Source: TIFF (www.tiff.net)

The Voices, directed by Marjane Satrapi. (Toronto International Film Festival)

Ryerson Theatre: Thurs., Sept. 11 at 9 p.m. (Canadian première)
Director: Marjane Satrapi

The Voices is a strange horror-comedy starring Ryan Reynolds. It tells the tale of what can happen when you stop taking your medication. Reynolds plays Jerry, a handsome, shy guy who is on a strict regimen of antipsychotics. He falls for a colleague and gets stood up when he asks her on a date. When Jerry stops taking his medication, he begins to think his pets are talking to him, and things take a dark turn. Whether you’re going to the première just to catch a glimpse of Reynolds (and hopefully his wife Blake Lively), or to see the film, it promises to be a good night.

9. Pawn Sacrifice


Pawn Sacrifice, directed by Edward Zwick. (Toronto International Film Festival)

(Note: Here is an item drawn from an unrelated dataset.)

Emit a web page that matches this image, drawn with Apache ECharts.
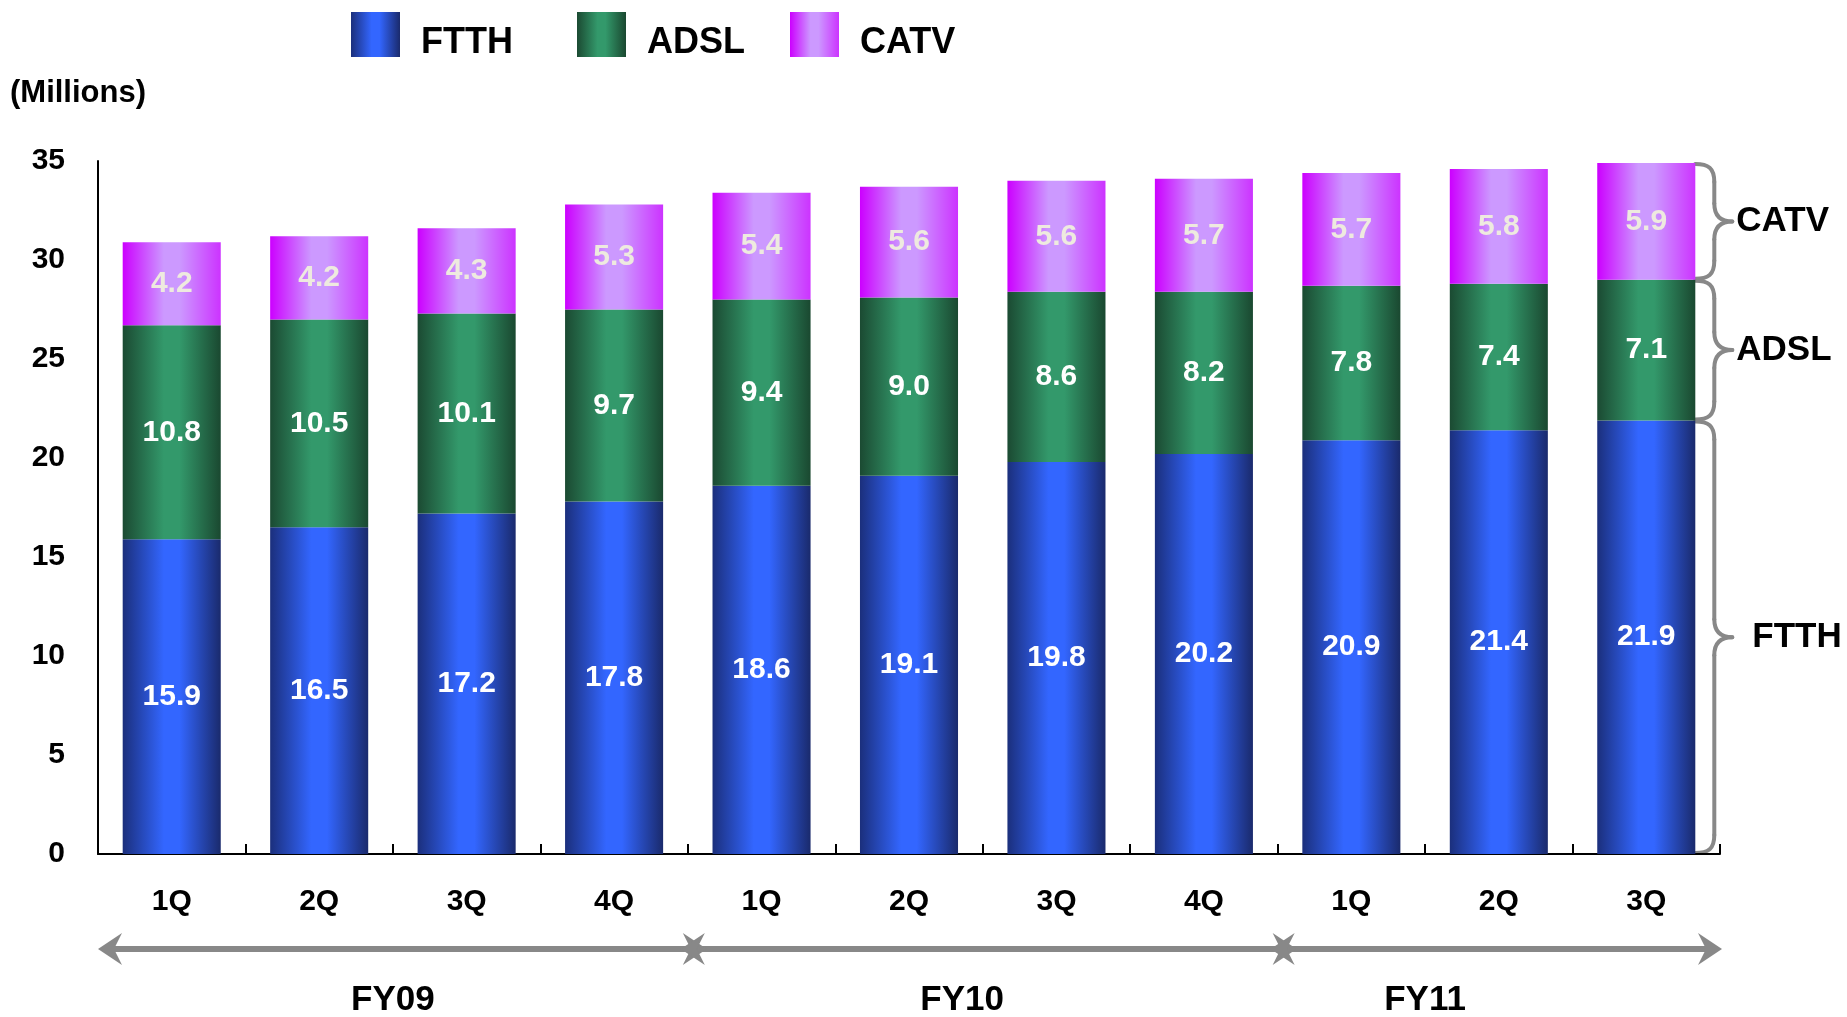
<!DOCTYPE html>
<html>
<head>
<meta charset="utf-8">
<title>Broadband subscribers by access type</title>
<script src="https://cdn.jsdelivr.net/npm/echarts@6/dist/echarts.min.js"></script>
<style>
  html, body { margin: 0; padding: 0; background: #fff; }
  #chart { width: 1847px; height: 1017px; }
</style>
</head>
<body>
<div id="chart"></div>
<script>
// Quarterly subscribers, millions
const quarters = ['1Q', '2Q', '3Q', '4Q', '1Q', '2Q', '3Q', '4Q', '1Q', '2Q', '3Q'];
const ftth = [15.9, 16.5, 17.2, 17.8, 18.6, 19.1, 19.8, 20.2, 20.9, 21.4, 21.9];
const adsl = [10.8, 10.5, 10.1, 9.7, 9.4, 9.0, 8.6, 8.2, 7.8, 7.4, 7.1];
const catv = [4.2, 4.2, 4.3, 5.3, 5.4, 5.6, 5.6, 5.7, 5.7, 5.8, 5.9];
// Fiscal years: name, first quarter index, number of quarters
const fiscalYears = ['FY09', 'FY10', 'FY11'];
const fyStart = [0, 4, 8];
const fyCount = [4, 4, 3];
const yTicks = [0, 5, 10, 15, 20, 25, 30, 35];

const FONT = '"Liberation Sans", Arial, Helvetica, sans-serif';
const GRAY = '#888888';

function barGradient(edgeL, mid, edgeR) {
  return {
    type: 'linear', x: 0, y: 0, x2: 1, y2: 0,
    colorStops: [
      { offset: 0, color: edgeL },
      { offset: 0.42, color: mid },
      { offset: 0.58, color: mid },
      { offset: 1, color: edgeR }
    ]
  };
}
const ftthFill = barGradient('#1b2f7c', '#3366ff', '#1a2a6c');
const adslFill = barGradient('#1b4a32', '#33996b', '#1a4830');
const catvFill = barGradient('#cc00ff', '#cc99ff', '#cc33ff');

const chart = echarts.init(document.getElementById('chart'), null, { renderer: 'canvas' });

function labelCfg(color) {
  return {
    show: true,
    position: 'inside',
    color: color,
    fontFamily: FONT,
    fontSize: 30,
    fontWeight: 'bold',
    formatter: p => p.value.toFixed(1)
  };
}

function legendCfg(name, left) {
  return {
    data: [name],
    left: left,
    top: 12,
    padding: 0,
    icon: 'rect',
    itemWidth: 49,
    itemHeight: 45,
    selectedMode: false,
    formatter: n => '{t|' + n + '}',
    textStyle: {
      fontFamily: FONT, fontSize: 36, fontWeight: 'bold', color: '#000',
      rich: {
        t: { fontFamily: FONT, fontSize: 36, fontWeight: 'bold', color: '#000',
             padding: [18, 0, 0, 16] }
      }
    }
  };
}

chart.setOption({
  animation: false,
  backgroundColor: '#fff',
  legend: [legendCfg('FTTH', 351), legendCfg('ADSL', 577), legendCfg('CATV', 790)],
  grid: { left: 98, right: 127, top: 161, bottom: 163 },
  xAxis: {
    type: 'category',
    data: quarters,
    axisLine: { lineStyle: { color: '#000', width: 2 } },
    axisTick: { show: true, inside: true, length: 10, lineStyle: { color: '#000', width: 2 } },
    axisLabel: { margin: 33, fontFamily: FONT, fontSize: 30, fontWeight: 'bold', color: '#000' },
    splitLine: { show: false }
  },
  yAxis: {
    type: 'value',
    min: yTicks[0],
    max: yTicks[yTicks.length - 1],
    interval: yTicks[1] - yTicks[0],
    axisLine: { show: true, lineStyle: { color: '#000', width: 2 } },
    axisTick: { show: false },
    axisLabel: { margin: 33, fontFamily: FONT, fontSize: 30, fontWeight: 'bold', color: '#000' },
    splitLine: { show: false }
  },
  series: [
    { name: 'FTTH', type: 'bar', stack: 'total', data: ftth, barCategoryGap: '33.5%',
      itemStyle: { color: ftthFill }, label: labelCfg('#ffffff') },
    { name: 'ADSL', type: 'bar', stack: 'total', data: adsl,
      itemStyle: { color: adslFill }, label: labelCfg('#ffffff') },
    { name: 'CATV', type: 'bar', stack: 'total', data: catv,
      itemStyle: { color: catvFill }, label: labelCfg('#eeeadf') }
  ]
});

// Annotations placed from the axis scales: unit label, brace callouts, fiscal-year arrows
const px = i => chart.convertToPixel({ xAxisIndex: 0 }, i);
const py = v => chart.convertToPixel({ yAxisIndex: 0 }, v);
const step = px(1) - px(0);
const axisLeft = px(0) - step / 2;
const atCat = u => axisLeft + u * step;   // u measured in category widths from the left edge

const graphics = [];

graphics.push({
  type: 'text', x: 10, y: 93,
  style: { text: '(Millions)', fontFamily: FONT, fontSize: 31, fontWeight: 'bold', fill: '#000',
           textAlign: 'left', textVerticalAlign: 'middle' }
});

// Braces beside the last bar
const last = quarters.length - 1;
const barRight = px(last) + step * (1 - 0.335) / 2;
const lastF = ftth[last], lastA = adsl[last], lastC = catv[last];
const braceSpans = [
  { name: 'CATV', from: lastF + lastA + lastC, to: lastF + lastA, gap: 4 },
  { name: 'ADSL', from: lastF + lastA, to: lastF, gap: 4 },
  { name: 'FTTH', from: lastF, to: 0, gap: 20 }
];
const braceStyle = { fill: null, stroke: GRAY, lineWidth: 4, lineCap: 'round' };
function curve(x1, y1, c1x, c1y, c2x, c2y, x2, y2) {
  return {
    type: 'bezierCurve',
    shape: { x1: x1, y1: y1, cpx1: c1x, cpy1: c1y, cpx2: c2x, cpy2: c2y, x2: x2, y2: y2 },
    style: braceStyle
  };
}
function seg(x1, y1, x2, y2) {
  return { type: 'line', shape: { x1: x1, y1: y1, x2: x2, y2: y2 }, style: braceStyle };
}
braceSpans.forEach(b => {
  const y0 = py(b.from) + 1, y1 = py(b.to) - 1, ym = (y0 + y1) / 2;
  const x0 = barRight, xs = x0 + 19, xp = x0 + 37;
  const r = Math.min(18, (y1 - y0) / 4);
  graphics.push(curve(x0, y0, xs - 6, y0, xs, y0 + 4, xs, y0 + r));
  graphics.push(seg(xs, y0 + r, xs, ym - r));
  graphics.push(curve(xs, ym - r, xs, ym - 5, xs + 7, ym, xp, ym));
  graphics.push(curve(xp, ym, xs + 7, ym, xs, ym + 5, xs, ym + r));
  graphics.push(seg(xs, ym + r, xs, y1 - r));
  graphics.push(curve(xs, y1 - r, xs, y1 - 4, xs - 6, y1, x0, y1));
  graphics.push({
    type: 'text', x: xp + b.gap, y: ym,
    style: { text: b.name, fontFamily: FONT, fontSize: 35, fontWeight: 'bold', fill: '#000',
             textAlign: 'left', textVerticalAlign: 'middle' }
  });
});

// Fiscal-year arrows under the category labels
const arrowY = 949;
const headLen = 24, headHalf = 16, notch = 8;
function head(tipX, dir) {
  return {
    type: 'polygon',
    shape: { points: [
      [tipX, arrowY],
      [tipX - dir * headLen, arrowY - headHalf],
      [tipX - dir * (headLen - notch), arrowY],
      [tipX - dir * headLen, arrowY + headHalf]
    ] },
    style: { fill: GRAY }
  };
}
const xStart = atCat(0), xEnd = atCat(quarters.length) + 2;
graphics.push({
  type: 'line',
  shape: { x1: xStart + 8, y1: arrowY, x2: xEnd - 8, y2: arrowY },
  style: { stroke: GRAY, lineWidth: 6 }
});
graphics.push(head(xStart, -1));
graphics.push(head(xEnd, 1));
for (let k = 1; k < fiscalYears.length; k++) {
  const b = atCat(fyStart[k]) + 6;
  graphics.push(head(b + 13, 1));
  graphics.push(head(b - 13, -1));
}
const fyLabelAt = [2, 5.86, 9];
fiscalYears.forEach((fy, k) => {
  graphics.push({
    type: 'text', x: atCat(fyLabelAt[k]), y: 1000,
    style: { text: fy, fontFamily: FONT, fontSize: 35, fontWeight: 'bold', fill: '#000',
             textAlign: 'center', textVerticalAlign: 'middle' }
  });
});

chart.setOption({ graphic: graphics });
</script>
</body>
</html>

Ryerson Theatre: Fri., Sept. 12 at 3 p.m.
Director: Edward Zwick

Edward Zwick’s (Blood Diamond, Defiance) latest film Pawn Sacrifice is a must watch. The film is based on the famous 1972 World Chess Championship match between American player Bobby Fischer (Tobey Maguire) and his Russian rival Boris Spassky (Liev Schreiber). Rather than just focusing on the match itself, the film dives into the players’ psyches, and we learn what they are thinking. Pawn Sacrifice also illustrates Fisher’s deteriorating mental state. Maguire’s performance is supposed to be stellar, and who knows — maybe he’ll be nominated for his first Oscar.

10. Top Five

Source: TIFF (www.tiff.net)

Top Five, directed by Chris Rock. (Toronto International Film Festival)

Ryerson Theatre: Sat., Sept. 13 at 9 p.m.
Director: Chris Rock

The legendary Chris Rock writes, directs and stars in Top Five. After receiving a bad review in the New York Times, comedian Andre Allen (Rock) is determined to rebrand himself as a “serious” actor. Kevin Hart, along with Jay Pharoah and Sherri Shepherd, co-star in the movie. Hart plays Allen’s agent who helps Allen reinvent himself. This is the first film Rock has directed since I Think I Love My Wife (2007). With its hilarious cast, this film will keep you laughing the whole way through.